The silence of the predawn hour was pure bliss. Sipping my coffee, I wondered what my Mother’s Day would bring. As I thought of what I would enjoy most, several images flashed through my mind.
*Swollen, chubby newborn faces. The magic of seeing for the first time a person who, until that moment, I’d only felt.
*Sweet babbling and awkward sign language telling mommy, “More grapes, please.” A hybrid language as clear to me as my native tongue.
*First words spoken at unexpected times bringing shouts of excitement from mommy and daddy, and a bewildered pride to the face of our child.
*Bruises and scrapes; fevers and stuffy noses. Feeling like a superhero as I administer the only touch that could make it better.
*Philosophical talks and civil disagreements from budding adults. Confident that they’ll do just fine even if they think a little differently than me.
These are just a few of the memories that bubbled to the surface this morning. As mommies, we each have our own slide show of sweet recollections.
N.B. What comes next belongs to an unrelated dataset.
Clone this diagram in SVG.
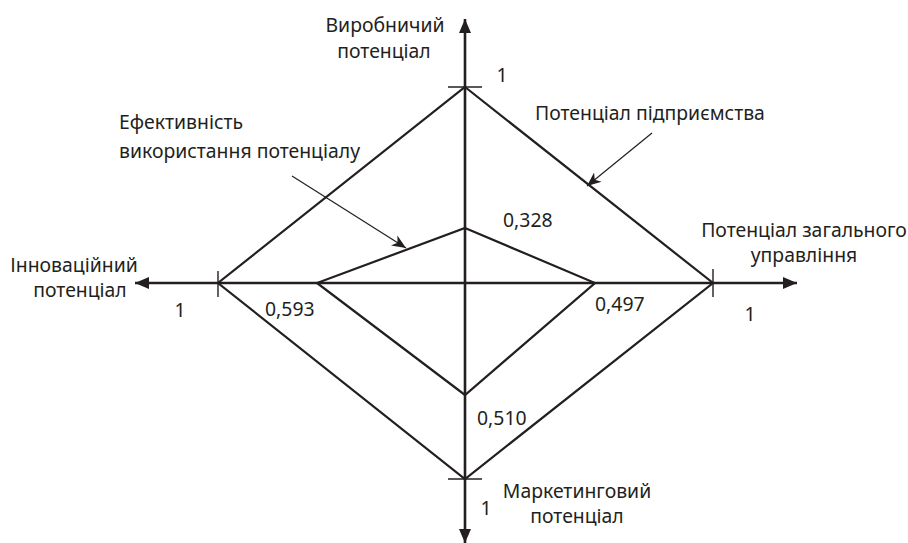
<svg xmlns="http://www.w3.org/2000/svg" width="908" height="543" viewBox="0 0 908 543">
<defs>
<style>
text{font-family:"Noto Sans","Liberation Sans",sans-serif;font-size:19.4px;fill:#231f20}
.ax{stroke:#231f20;stroke-width:2.6;fill:none}
.tk{stroke:#231f20;stroke-width:1.4;fill:none}
.dm{stroke:#231f20;stroke-width:2.2;fill:none;stroke-linejoin:miter}
.pt{stroke:#231f20;stroke-width:1.2;fill:none}
.m{text-anchor:middle}
</style>
<marker id="ah" markerUnits="userSpaceOnUse" markerWidth="16" markerHeight="14" refX="14" refY="7" orient="auto">
<path d="M0,1 L14,7 L0,13 Z" fill="#231f20"/>
</marker>
<marker id="ph" markerUnits="userSpaceOnUse" markerWidth="16" markerHeight="14" refX="14" refY="7" orient="auto">
<path d="M0,1 L14,7 L0,13 L4,7 Z" fill="#231f20"/>
</marker>
</defs>
<rect width="908" height="543" fill="#fff"/>
<g id="connectors">
<line class="ax" x1="465" y1="283" x2="465" y2="19" marker-end="url(#ah)"/>
<line class="ax" x1="465" y1="283" x2="465" y2="543" marker-end="url(#ah)"/>
<line class="ax" x1="465" y1="283" x2="135" y2="283" marker-end="url(#ah)"/>
<line class="ax" x1="465" y1="283" x2="797" y2="283" marker-end="url(#ah)"/>
<line class="tk" x1="448" y1="87" x2="482" y2="87"/>
<line class="tk" x1="448" y1="479" x2="482" y2="479"/>
<line class="tk" x1="218" y1="271" x2="218" y2="297"/>
<line class="tk" x1="713" y1="269" x2="713" y2="297"/>
<line class="pt" x1="292" y1="176" x2="406" y2="248" marker-end="url(#ph)"/>
<line class="pt" x1="652" y1="133" x2="587" y2="186" marker-end="url(#ph)"/>
</g>
<g id="outer-diamond">
<polygon class="dm" points="465,87 713,283 465,479 218,283"/>
</g>
<g id="inner-diamond">
<polygon class="dm" points="465,228 595,283 465,395 317,283"/>
</g>
<g id="label-top">
<text class="m" x="385" y="32">Виробничий</text>
<text class="m" x="384" y="58">потенціал</text>
<text class="m" x="502" y="82">1</text>
</g>
<g id="label-enterprise">
<text x="535" y="120">Потенціал підприємства</text>
</g>
<g id="label-efficiency">
<text x="119" y="129">Ефективність</text>
<text x="119" y="158">використання потенціалу</text>
</g>
<g id="label-right">
<text class="m" x="804" y="237">Потенціал загального</text>
<text class="m" x="804" y="262">управління</text>
<text class="m" x="750" y="321">1</text>
</g>
<g id="label-left">
<text class="m" x="74" y="272">Інноваційний</text>
<text class="m" x="80" y="297">потенціал</text>
<text class="m" x="180" y="317">1</text>
</g>
<g id="label-bottom">
<text class="m" x="577" y="498">Маркетинговий</text>
<text class="m" x="577" y="523">потенціал</text>
<text class="m" x="486" y="515">1</text>
</g>
<g id="values">
<text x="503" y="227">0,328</text>
<text x="265" y="316">0,593</text>
<text x="595" y="311">0,497</text>
<text x="477" y="425">0,510</text>
</g>
</svg>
Favorite moments in motherhood.
Becoming a mommy is a strange sort of bipolar state of being that changes everything.
I have had moments of exhaustion that brought me to the brink of hallucinating, yet when one of my children needs me, energy reserves are suddenly found that were utterly depleted mere seconds before.
I have never doubted myself more than in my parenting, yet nothing makes me feel more like Wonder Woman than my children, who somehow think I hang the stars and the moon.
Paralyzing fear and lioness-like bravery. Crushing disillusionment and heart-popping pride. Contented delight and black despair. The polar sides of motherhood somehow mesh together in perfect balance.
Watching the sky lighten and contemplating my day, I realized that the thing I most looked forward to today was just enjoying the privilege of being Mom to these four kids. It wouldn’t really matter if I got a gift, a nap, or kudos. I simply felt humbled at the privilege of living life with these amazing people.